The Sefat Emmet notes that it is not by chance that the Pesach season opens with a Shabbat. During the week God is hidden and He acts in this world through intermediaries. The natural order is in place and Jews live in a similar fashion to non-Jews in the sense that we go to work to earn a livelihood. On Shabbat, though, God reveal Himself and act directly in this world. He transcends nature and correspondingly we are not bound by the natural order and do not go to work.

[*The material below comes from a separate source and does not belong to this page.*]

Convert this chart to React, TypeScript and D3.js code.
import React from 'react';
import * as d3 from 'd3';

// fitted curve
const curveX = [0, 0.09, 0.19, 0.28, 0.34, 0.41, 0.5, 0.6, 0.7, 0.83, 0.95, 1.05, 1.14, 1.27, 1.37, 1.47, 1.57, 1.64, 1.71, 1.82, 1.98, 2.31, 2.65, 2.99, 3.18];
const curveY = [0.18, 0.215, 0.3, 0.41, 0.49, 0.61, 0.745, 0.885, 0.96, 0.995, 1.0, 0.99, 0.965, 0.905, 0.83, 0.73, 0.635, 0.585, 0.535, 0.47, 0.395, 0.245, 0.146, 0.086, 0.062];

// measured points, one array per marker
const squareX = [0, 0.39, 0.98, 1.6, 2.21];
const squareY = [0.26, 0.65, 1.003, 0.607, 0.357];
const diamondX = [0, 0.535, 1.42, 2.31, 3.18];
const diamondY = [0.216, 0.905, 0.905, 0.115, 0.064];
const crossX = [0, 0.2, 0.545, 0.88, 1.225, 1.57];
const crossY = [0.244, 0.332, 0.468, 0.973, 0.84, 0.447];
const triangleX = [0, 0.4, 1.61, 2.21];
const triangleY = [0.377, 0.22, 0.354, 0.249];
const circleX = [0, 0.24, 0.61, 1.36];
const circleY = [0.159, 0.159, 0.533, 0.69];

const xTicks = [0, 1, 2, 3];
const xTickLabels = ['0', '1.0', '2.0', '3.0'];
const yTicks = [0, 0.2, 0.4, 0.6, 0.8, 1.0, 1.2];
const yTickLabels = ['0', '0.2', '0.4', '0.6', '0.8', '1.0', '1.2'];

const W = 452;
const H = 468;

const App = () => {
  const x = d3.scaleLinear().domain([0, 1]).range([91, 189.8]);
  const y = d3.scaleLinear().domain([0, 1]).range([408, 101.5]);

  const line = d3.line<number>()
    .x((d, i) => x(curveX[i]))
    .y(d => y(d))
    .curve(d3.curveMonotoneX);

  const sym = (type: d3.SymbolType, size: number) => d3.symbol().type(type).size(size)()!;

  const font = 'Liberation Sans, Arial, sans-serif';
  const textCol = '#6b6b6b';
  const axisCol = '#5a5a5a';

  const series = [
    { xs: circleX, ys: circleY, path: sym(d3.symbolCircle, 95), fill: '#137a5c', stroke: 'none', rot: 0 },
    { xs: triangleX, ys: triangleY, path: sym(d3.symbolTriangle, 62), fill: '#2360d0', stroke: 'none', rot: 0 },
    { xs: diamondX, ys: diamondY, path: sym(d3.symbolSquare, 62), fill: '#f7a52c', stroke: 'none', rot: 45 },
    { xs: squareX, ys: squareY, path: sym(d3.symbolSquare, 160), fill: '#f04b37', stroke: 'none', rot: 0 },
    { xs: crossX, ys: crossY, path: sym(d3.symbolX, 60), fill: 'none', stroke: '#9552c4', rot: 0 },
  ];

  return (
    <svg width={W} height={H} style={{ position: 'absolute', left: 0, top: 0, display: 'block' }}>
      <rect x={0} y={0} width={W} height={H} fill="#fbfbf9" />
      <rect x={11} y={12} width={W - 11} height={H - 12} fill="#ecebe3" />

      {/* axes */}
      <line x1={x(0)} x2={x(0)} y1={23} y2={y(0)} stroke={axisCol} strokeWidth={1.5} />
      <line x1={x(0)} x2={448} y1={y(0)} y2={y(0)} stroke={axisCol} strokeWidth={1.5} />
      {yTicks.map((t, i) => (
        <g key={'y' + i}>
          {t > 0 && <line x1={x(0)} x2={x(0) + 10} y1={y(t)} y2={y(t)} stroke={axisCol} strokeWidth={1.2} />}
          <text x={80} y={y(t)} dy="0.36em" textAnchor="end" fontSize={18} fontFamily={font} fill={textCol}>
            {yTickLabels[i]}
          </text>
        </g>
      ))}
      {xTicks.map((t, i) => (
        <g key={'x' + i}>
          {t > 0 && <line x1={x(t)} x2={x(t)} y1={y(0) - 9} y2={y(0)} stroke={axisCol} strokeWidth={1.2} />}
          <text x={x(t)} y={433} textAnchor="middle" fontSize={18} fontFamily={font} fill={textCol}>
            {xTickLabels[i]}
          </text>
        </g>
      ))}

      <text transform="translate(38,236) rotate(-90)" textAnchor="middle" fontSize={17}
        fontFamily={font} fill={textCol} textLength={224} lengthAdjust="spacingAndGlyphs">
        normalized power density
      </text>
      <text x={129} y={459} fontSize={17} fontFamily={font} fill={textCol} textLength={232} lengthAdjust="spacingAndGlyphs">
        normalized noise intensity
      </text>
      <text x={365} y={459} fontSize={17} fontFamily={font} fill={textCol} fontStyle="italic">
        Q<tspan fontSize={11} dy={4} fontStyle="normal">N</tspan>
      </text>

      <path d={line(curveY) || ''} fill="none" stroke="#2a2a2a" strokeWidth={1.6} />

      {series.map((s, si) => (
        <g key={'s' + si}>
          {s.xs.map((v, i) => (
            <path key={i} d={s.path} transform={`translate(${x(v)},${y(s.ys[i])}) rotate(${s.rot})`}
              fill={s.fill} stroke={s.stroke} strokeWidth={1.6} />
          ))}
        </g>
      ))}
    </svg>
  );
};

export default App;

The revelation of God and His direct control over this world is a theme of Pesach. God could have taken the Jews from Egypt in a natural way through rebellion and war. However, in the beginning of God’s involvement with the Jewish people, He wanted to demonstrate that He transcends nature and can perform open miracles. This Shabbat-like quality of Pesach is the reason that experiencing a special Shabbat is the perfect way to prepare for the holiday.

The Sefat Emmet continues that this transcendence over nature is the reason that Pesach is always remembered. There is a mitzvah to mention and think about the exodus from Egypt every day, no matter where one lives and what life situation one finds himself in. According to one opinion in the Mishna, even in the messianic era which will be a time of great miracles, there will still be a mitzvah to remember the events of Pesach.  In other words, the need to remember the exodus is not 

limited by time and space. Just as Pesach revealed that God breaks and controls the natural order, similarly, our memory of the events are eternal and not limited by the nature order.

This explanation can shed light on the eternality of Yerushalayim. The Sefat Emmet taught us that when God acts directly in this world in the mode of “Shabbat” the results are eternal and unlimited. Yerushalayim is also a city that was willed into existence through a direct act of God. The Torah refers to the Beit HaMikdash as “fashioned by God’s hands.” The Midrash extends this description to the entirety of Yerushalayim. Thus, YErushalayim, Pesach and Shabbat all share this quality of being associated with a direct act of God and accordingly transcend time.

Based on the commonality between Yerushalayim, Pesach and Shabbat it is fitting that the haftorah of Shabbat HaGadol highlights the eternality of Yerushalayim. The first verse of the haftorah is: “Then the offerings of Yehuda and Yerushalayim shall be pleasing to God as in the days of yore and in the years of old.” It does not matter if we are in the days of yore, the present, or the future messianic era, the offerings of Yerushalayim will always be pleasing to God.